● GIVEN INSTRUCTION:
Begin with the line that contains "What matplotlib code", end with the line that contains "34), (39, 30)]", and extract exactly that stretch of lines.

===

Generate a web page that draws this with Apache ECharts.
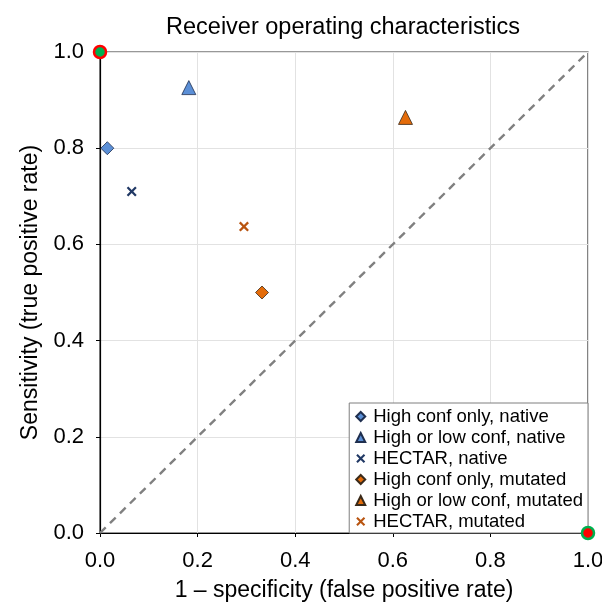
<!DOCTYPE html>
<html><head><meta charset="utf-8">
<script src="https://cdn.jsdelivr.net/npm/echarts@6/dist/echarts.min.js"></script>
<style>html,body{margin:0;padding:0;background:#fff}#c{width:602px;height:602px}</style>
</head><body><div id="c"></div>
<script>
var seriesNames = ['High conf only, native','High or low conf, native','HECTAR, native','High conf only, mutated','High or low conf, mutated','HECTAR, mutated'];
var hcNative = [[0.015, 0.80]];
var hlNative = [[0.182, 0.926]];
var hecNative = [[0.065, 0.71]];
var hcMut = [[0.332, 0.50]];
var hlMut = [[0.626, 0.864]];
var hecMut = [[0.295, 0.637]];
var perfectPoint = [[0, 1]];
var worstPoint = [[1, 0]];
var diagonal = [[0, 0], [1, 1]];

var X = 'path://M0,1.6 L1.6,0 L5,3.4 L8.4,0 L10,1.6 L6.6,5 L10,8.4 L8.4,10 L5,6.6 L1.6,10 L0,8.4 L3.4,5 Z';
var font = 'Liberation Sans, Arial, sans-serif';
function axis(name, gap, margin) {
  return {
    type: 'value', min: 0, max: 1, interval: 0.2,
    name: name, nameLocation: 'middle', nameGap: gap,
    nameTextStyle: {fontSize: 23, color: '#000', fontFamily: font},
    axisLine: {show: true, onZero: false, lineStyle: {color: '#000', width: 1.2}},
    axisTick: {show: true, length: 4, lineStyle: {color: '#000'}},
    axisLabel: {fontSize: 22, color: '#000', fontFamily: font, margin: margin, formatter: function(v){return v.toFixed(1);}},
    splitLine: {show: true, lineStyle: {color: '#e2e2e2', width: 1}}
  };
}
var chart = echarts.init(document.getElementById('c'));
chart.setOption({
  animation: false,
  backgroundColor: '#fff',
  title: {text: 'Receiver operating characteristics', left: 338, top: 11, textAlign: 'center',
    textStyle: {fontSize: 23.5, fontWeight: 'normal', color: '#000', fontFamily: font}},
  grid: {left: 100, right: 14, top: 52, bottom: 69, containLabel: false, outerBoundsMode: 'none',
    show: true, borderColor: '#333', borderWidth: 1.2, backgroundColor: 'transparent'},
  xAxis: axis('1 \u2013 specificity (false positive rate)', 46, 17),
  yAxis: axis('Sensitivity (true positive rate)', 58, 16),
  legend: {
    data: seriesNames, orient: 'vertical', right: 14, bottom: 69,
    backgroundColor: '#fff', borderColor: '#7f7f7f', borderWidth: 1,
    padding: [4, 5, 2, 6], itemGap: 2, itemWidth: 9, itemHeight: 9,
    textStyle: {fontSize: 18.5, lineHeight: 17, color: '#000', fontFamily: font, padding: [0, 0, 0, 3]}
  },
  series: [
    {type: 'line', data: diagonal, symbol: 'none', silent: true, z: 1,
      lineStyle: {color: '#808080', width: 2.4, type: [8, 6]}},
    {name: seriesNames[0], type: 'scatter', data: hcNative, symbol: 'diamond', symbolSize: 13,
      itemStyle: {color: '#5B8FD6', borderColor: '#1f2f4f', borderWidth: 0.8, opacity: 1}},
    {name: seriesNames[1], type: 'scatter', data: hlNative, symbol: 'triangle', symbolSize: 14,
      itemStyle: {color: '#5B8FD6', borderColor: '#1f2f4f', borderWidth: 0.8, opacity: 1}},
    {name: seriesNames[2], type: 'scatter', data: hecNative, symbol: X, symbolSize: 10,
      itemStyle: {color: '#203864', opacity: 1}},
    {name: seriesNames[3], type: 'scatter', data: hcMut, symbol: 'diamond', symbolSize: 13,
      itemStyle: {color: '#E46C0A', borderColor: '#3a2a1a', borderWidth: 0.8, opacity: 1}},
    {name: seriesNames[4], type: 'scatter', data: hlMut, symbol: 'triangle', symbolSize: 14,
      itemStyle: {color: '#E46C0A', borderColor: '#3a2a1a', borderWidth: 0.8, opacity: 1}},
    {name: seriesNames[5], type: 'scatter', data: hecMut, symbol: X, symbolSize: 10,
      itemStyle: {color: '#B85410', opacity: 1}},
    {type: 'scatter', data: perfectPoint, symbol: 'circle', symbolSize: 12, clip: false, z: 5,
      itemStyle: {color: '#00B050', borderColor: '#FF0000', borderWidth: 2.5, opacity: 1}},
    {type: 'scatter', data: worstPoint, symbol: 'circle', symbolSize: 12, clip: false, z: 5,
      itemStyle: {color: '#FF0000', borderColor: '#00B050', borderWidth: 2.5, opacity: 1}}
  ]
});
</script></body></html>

===

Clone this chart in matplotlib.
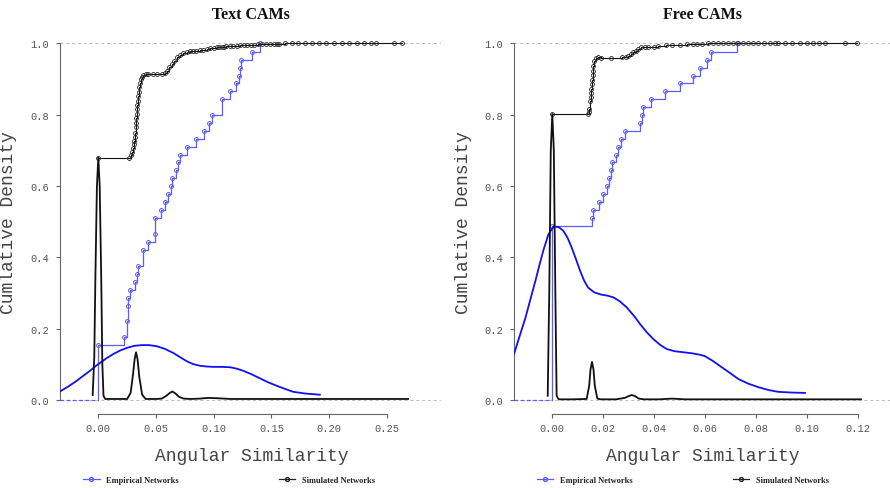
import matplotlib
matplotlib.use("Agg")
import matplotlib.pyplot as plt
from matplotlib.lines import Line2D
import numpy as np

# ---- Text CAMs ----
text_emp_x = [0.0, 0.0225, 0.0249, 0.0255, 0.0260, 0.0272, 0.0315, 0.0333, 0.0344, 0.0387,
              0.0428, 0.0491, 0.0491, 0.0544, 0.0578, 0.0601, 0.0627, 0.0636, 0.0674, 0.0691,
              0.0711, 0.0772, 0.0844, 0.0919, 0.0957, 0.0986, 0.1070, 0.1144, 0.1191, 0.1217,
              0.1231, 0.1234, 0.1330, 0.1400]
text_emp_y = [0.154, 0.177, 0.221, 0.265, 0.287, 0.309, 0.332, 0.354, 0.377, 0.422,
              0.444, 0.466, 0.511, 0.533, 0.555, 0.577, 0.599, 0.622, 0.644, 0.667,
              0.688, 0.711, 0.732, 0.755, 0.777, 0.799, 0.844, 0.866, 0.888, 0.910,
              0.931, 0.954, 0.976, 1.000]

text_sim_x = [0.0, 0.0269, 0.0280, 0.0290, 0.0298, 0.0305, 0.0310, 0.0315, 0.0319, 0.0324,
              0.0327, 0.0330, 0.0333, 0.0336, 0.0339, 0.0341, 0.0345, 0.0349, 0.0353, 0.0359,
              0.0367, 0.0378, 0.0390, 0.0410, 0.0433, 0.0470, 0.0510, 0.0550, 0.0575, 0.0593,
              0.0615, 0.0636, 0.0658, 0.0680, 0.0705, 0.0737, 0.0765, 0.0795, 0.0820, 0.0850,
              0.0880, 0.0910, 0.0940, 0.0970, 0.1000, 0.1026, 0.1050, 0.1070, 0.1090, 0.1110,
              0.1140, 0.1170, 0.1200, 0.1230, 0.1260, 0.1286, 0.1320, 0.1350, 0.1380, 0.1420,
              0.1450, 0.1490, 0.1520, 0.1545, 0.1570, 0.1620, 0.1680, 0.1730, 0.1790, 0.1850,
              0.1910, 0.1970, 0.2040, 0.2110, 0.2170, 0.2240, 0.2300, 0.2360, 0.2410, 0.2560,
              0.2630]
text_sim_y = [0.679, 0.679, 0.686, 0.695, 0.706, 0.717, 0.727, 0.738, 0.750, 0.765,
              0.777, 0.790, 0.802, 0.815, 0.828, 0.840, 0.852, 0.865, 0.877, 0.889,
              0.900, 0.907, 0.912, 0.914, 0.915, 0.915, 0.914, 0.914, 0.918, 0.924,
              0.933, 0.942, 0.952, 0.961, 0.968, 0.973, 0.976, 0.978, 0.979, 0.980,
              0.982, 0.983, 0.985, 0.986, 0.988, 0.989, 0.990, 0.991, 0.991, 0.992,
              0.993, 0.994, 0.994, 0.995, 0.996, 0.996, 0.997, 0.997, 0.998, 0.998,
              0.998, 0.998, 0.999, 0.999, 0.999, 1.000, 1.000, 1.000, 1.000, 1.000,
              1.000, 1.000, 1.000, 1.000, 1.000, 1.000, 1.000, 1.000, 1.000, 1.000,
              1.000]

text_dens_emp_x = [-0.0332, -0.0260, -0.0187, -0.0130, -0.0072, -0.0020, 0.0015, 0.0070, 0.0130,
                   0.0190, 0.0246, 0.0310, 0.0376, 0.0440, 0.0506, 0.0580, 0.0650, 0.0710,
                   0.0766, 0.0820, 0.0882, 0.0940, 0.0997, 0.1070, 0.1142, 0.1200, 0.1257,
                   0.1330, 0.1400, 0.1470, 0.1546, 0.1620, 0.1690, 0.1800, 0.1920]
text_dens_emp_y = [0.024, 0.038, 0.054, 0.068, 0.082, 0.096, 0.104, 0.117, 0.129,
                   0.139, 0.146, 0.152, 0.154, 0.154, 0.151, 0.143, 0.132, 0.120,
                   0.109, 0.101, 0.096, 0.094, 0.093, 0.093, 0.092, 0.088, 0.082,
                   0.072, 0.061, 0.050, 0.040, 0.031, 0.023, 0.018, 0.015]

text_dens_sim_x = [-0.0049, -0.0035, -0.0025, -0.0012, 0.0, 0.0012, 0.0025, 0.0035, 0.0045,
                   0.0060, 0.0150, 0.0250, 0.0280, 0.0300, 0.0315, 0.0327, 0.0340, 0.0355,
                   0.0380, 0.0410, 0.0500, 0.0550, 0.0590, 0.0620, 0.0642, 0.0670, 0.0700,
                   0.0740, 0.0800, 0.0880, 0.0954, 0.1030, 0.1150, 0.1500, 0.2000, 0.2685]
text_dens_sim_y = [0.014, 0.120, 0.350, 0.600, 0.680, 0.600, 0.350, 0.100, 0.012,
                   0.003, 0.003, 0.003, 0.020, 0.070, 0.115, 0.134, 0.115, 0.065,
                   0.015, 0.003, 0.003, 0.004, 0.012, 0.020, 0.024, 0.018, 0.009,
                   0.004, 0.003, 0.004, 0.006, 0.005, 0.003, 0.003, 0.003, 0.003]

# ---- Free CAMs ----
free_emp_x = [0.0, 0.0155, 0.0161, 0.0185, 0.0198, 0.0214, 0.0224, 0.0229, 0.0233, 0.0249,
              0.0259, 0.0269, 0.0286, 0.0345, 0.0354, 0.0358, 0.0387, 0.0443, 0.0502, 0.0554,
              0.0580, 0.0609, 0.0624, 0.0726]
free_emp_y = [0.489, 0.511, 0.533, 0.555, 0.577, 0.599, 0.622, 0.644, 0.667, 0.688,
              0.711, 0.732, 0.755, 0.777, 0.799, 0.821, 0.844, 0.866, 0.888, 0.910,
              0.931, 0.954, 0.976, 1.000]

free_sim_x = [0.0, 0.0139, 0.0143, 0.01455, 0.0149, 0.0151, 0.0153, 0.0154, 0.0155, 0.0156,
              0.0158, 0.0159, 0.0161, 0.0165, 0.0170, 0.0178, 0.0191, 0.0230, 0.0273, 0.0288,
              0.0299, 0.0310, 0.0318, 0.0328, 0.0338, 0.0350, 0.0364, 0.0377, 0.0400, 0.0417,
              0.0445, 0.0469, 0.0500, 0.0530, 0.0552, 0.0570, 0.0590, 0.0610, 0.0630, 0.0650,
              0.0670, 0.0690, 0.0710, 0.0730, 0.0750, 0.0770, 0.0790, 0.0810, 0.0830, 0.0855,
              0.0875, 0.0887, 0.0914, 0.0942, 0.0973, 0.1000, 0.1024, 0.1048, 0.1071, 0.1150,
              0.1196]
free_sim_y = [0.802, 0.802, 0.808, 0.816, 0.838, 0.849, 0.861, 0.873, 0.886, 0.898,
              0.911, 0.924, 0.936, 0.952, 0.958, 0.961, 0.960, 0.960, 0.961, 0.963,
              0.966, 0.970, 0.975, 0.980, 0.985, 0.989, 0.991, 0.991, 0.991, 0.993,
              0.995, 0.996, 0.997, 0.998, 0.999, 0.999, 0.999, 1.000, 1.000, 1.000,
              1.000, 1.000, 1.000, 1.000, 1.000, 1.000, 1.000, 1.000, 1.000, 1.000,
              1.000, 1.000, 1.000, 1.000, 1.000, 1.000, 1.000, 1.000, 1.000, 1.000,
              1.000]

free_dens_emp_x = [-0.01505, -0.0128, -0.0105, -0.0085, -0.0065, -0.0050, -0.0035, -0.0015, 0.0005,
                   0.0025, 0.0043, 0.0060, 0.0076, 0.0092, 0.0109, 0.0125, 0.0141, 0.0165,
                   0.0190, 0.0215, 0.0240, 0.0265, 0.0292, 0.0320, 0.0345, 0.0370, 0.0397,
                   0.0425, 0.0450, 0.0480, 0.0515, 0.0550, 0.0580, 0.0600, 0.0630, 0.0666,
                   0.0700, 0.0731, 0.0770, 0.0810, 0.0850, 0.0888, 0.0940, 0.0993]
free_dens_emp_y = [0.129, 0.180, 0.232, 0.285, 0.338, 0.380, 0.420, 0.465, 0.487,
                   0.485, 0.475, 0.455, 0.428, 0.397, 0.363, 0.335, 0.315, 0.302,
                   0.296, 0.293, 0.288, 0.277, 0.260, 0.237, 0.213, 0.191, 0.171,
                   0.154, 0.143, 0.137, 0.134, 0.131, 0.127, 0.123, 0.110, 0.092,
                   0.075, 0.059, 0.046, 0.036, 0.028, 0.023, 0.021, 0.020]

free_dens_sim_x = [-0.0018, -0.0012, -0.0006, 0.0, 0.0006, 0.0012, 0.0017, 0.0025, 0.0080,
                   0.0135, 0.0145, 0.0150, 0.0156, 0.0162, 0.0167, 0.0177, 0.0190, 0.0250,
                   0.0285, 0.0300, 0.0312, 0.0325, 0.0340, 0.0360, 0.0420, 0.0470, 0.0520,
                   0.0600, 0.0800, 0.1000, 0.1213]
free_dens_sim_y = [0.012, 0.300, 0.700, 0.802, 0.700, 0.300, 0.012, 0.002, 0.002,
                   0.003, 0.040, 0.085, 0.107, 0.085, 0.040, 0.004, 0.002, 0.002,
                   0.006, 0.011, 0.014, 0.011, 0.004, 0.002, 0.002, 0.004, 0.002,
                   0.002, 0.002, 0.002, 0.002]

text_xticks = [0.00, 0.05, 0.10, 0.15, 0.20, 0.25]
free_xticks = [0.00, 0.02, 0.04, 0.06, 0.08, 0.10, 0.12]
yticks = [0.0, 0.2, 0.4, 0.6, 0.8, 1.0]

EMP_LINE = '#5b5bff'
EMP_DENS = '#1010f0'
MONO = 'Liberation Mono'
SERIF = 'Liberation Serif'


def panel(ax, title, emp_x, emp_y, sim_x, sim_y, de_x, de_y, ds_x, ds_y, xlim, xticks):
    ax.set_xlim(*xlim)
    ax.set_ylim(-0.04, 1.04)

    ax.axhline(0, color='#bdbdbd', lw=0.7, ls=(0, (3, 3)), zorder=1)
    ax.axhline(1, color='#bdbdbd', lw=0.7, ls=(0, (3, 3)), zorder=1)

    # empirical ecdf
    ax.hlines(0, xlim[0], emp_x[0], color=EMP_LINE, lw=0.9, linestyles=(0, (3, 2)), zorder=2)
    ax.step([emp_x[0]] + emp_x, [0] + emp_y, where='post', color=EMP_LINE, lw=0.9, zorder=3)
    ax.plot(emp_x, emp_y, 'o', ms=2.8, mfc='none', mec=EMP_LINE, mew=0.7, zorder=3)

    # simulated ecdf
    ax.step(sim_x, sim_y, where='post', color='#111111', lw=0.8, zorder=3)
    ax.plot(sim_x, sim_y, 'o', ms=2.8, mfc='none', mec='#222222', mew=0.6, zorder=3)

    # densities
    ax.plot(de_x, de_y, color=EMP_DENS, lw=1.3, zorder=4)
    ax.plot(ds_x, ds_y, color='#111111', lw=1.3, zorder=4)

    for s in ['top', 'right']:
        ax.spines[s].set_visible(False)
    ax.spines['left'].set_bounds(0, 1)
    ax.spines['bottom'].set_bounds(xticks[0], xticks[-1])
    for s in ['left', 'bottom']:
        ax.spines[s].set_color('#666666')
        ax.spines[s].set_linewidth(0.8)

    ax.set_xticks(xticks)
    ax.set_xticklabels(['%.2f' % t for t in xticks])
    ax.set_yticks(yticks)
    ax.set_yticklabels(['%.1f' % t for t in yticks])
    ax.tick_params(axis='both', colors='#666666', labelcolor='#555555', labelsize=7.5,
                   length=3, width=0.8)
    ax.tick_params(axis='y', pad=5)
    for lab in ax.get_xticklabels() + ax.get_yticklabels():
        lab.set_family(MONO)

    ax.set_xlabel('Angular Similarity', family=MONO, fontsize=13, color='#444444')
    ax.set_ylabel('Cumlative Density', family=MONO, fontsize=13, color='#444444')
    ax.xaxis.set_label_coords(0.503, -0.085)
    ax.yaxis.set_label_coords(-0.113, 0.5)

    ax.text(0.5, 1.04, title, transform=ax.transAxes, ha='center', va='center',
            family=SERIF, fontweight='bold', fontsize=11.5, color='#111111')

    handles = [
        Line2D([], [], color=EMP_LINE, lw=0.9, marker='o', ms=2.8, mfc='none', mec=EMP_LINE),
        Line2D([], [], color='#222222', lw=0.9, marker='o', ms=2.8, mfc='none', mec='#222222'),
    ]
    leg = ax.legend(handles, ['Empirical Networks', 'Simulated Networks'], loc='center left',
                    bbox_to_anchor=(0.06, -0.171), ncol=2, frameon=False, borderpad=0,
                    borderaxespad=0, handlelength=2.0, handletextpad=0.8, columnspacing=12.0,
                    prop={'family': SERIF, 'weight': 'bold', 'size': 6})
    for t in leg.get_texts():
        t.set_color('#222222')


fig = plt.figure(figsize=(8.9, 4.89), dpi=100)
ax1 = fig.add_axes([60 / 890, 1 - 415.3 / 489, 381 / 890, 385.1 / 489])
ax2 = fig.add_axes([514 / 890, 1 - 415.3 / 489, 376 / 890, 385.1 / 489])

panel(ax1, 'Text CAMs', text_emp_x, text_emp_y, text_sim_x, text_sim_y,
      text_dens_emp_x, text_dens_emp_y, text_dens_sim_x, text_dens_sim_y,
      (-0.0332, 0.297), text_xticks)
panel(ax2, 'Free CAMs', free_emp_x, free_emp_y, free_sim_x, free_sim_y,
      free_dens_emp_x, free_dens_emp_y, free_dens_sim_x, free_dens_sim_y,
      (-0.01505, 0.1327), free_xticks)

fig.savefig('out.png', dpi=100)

===

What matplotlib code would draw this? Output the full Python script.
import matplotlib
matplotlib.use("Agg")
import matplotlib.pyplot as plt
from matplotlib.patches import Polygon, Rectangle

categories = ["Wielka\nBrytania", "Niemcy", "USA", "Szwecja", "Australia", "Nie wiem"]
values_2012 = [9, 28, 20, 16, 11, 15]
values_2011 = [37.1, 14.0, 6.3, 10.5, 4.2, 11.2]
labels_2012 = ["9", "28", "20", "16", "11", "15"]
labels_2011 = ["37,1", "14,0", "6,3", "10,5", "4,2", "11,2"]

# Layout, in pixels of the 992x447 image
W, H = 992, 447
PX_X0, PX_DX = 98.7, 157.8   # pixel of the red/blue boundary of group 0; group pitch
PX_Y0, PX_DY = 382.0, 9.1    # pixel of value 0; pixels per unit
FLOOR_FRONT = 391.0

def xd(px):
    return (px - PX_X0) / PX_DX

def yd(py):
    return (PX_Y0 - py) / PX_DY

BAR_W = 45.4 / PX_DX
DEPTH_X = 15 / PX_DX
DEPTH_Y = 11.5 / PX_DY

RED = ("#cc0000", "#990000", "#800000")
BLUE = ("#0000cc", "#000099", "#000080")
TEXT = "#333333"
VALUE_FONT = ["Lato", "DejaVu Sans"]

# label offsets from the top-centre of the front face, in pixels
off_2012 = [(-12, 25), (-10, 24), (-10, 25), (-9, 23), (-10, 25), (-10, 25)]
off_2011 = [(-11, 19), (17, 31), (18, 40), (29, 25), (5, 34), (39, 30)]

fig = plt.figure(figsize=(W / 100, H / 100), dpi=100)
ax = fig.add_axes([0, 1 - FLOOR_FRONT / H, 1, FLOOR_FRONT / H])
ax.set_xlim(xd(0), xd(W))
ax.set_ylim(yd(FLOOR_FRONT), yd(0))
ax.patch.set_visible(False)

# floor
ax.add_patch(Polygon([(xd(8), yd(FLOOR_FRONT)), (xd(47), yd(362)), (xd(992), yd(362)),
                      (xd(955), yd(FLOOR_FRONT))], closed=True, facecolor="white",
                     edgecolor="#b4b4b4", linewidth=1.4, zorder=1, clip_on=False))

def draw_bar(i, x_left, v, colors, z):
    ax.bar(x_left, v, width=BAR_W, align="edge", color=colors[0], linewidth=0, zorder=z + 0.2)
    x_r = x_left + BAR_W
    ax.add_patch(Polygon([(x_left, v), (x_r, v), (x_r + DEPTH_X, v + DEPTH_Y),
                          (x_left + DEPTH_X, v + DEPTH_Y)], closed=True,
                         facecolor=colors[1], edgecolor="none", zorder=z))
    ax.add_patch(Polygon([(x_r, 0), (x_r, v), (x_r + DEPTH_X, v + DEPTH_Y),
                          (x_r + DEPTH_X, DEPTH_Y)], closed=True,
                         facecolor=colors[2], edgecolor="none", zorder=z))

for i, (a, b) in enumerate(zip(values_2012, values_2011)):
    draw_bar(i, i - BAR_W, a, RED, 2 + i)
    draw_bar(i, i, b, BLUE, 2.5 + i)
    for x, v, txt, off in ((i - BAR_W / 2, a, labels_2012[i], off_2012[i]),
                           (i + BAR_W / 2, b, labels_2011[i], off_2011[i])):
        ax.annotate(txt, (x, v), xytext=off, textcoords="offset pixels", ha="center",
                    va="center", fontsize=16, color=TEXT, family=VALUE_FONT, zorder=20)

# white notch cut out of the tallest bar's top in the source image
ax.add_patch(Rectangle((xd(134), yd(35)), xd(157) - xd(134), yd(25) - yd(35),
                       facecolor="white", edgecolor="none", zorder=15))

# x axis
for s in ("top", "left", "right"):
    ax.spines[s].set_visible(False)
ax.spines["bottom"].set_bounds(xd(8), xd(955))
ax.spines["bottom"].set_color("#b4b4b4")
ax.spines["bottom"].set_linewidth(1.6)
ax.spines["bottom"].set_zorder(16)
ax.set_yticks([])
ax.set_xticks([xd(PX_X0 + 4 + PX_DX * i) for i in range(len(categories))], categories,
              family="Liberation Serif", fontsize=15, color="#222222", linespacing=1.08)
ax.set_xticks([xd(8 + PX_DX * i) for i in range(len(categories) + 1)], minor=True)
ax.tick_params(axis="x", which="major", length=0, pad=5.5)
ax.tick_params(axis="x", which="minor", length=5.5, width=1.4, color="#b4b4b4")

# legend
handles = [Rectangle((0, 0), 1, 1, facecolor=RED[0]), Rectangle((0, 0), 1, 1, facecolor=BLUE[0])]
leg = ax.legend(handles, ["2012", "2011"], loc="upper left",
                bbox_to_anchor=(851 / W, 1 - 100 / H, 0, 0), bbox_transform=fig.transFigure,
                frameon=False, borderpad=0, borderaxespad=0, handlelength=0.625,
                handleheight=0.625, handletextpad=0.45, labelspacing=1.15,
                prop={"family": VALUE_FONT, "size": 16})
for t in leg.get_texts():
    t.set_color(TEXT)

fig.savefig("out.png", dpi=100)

===

● RESULT:
What matplotlib code would draw this? Output the full Python script.
import matplotlib
matplotlib.use("Agg")
import matplotlib.pyplot as plt
from matplotlib.patches import Polygon, Rectangle

categories = ["Wielka\nBrytania", "Niemcy", "USA", "Szwecja", "Australia", "Nie wiem"]
values_2012 = [9, 28, 20, 16, 11, 15]
values_2011 = [37.1, 14.0, 6.3, 10.5, 4.2, 11.2]
labels_2012 = ["9", "28", "20", "16", "11", "15"]
labels_2011 = ["37,1", "14,0", "6,3", "10,5", "4,2", "11,2"]

# Layout, in pixels of the 992x447 image
W, H = 992, 447
PX_X0, PX_DX = 98.7, 157.8   # pixel of the red/blue boundary of group 0; group pitch
PX_Y0, PX_DY = 382.0, 9.1    # pixel of value 0; pixels per unit
FLOOR_FRONT = 391.0

def xd(px):
    return (px - PX_X0) / PX_DX

def yd(py):
    return (PX_Y0 - py) / PX_DY

BAR_W = 45.4 / PX_DX
DEPTH_X = 15 / PX_DX
DEPTH_Y = 11.5 / PX_DY

RED = ("#cc0000", "#990000", "#800000")
BLUE = ("#0000cc", "#000099", "#000080")
TEXT = "#333333"
VALUE_FONT = ["Lato", "DejaVu Sans"]

# label offsets from the top-centre of the front face, in pixels
off_2012 = [(-12, 25), (-10, 24), (-10, 25), (-9, 23), (-10, 25), (-10, 25)]
off_2011 = [(-11, 19), (17, 31), (18, 40), (29, 25), (5, 34), (39, 30)]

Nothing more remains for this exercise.